The request:
Find the lines below that contain the string "matplotlib". Copy each one.

Dataset content:
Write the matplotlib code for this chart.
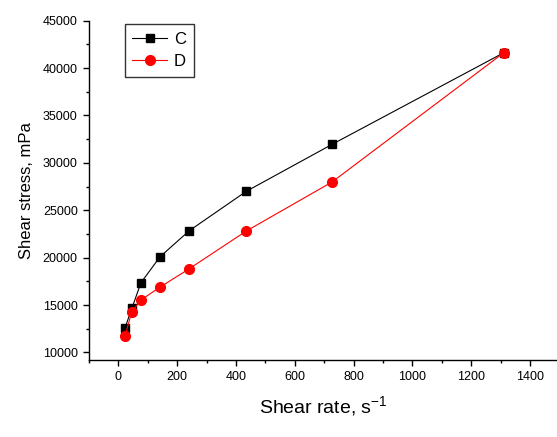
import matplotlib
matplotlib.use('Agg')
import matplotlib.pyplot as plt
from matplotlib.ticker import MultipleLocator

plt.rcParams['font.family'] = ['Liberation Sans', 'DejaVu Sans']
plt.rcParams['mathtext.default'] = 'regular'

# shear rate, 1/s
rate_c = [23, 46, 77, 142, 241, 435, 727, 1311]
rate_d = [23, 46, 77, 142, 241, 435, 727, 1311]
# shear stress, mPa
stress_c = [12600, 14640, 17350, 20090, 22830, 26990, 31950, 41620]
stress_d = [11750, 14290, 15520, 16890, 18820, 22800, 27980, 41620]

fig = plt.figure(figsize=(5.57, 4.37), dpi=100)
ax = fig.add_axes([88.9 / 557, 77.5 / 437, 1 - 88.9 / 557, 0.7753])

ax.plot(rate_c, stress_c, color='black', lw=0.8, marker='s', ms=6, label='C')
ax.plot(rate_d, stress_d, color='red', lw=0.8, marker='o', ms=7, label='D')

ax.set_xlim(-100, 1492)
ax.set_ylim(9250, 45000)
ax.xaxis.set_major_locator(MultipleLocator(200))
ax.xaxis.set_minor_locator(MultipleLocator(100))
ax.yaxis.set_major_locator(MultipleLocator(5000))
ax.yaxis.set_minor_locator(MultipleLocator(2500))

for s in ['top', 'right']:
    ax.spines[s].set_visible(False)
for s in ['left', 'bottom']:
    ax.spines[s].set_linewidth(1.0)
ax.tick_params(which='major', direction='out', length=4.5, width=1.0, labelsize=9)
ax.tick_params(which='minor', direction='out', length=2.5, width=1.0)

ax.set_xlabel(r'Shear rate, s$^{-1}$', fontsize=14, labelpad=8)
ax.set_ylabel('Shear stress, mPa', fontsize=12, labelpad=6)

leg = ax.legend(loc='upper left', bbox_to_anchor=(0.077, 0.99), borderaxespad=0,
                fontsize=12, frameon=True, fancybox=False, edgecolor='black',
                handlelength=2.1, handletextpad=0.4, borderpad=0.45,
                labelspacing=0.45)
leg.get_frame().set_linewidth(1.0)

fig.savefig('out.png', dpi=100)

Complete output:
Write the matplotlib code for this chart.
import matplotlib
matplotlib.use('Agg')
import matplotlib.pyplot as plt
from matplotlib.ticker import MultipleLocator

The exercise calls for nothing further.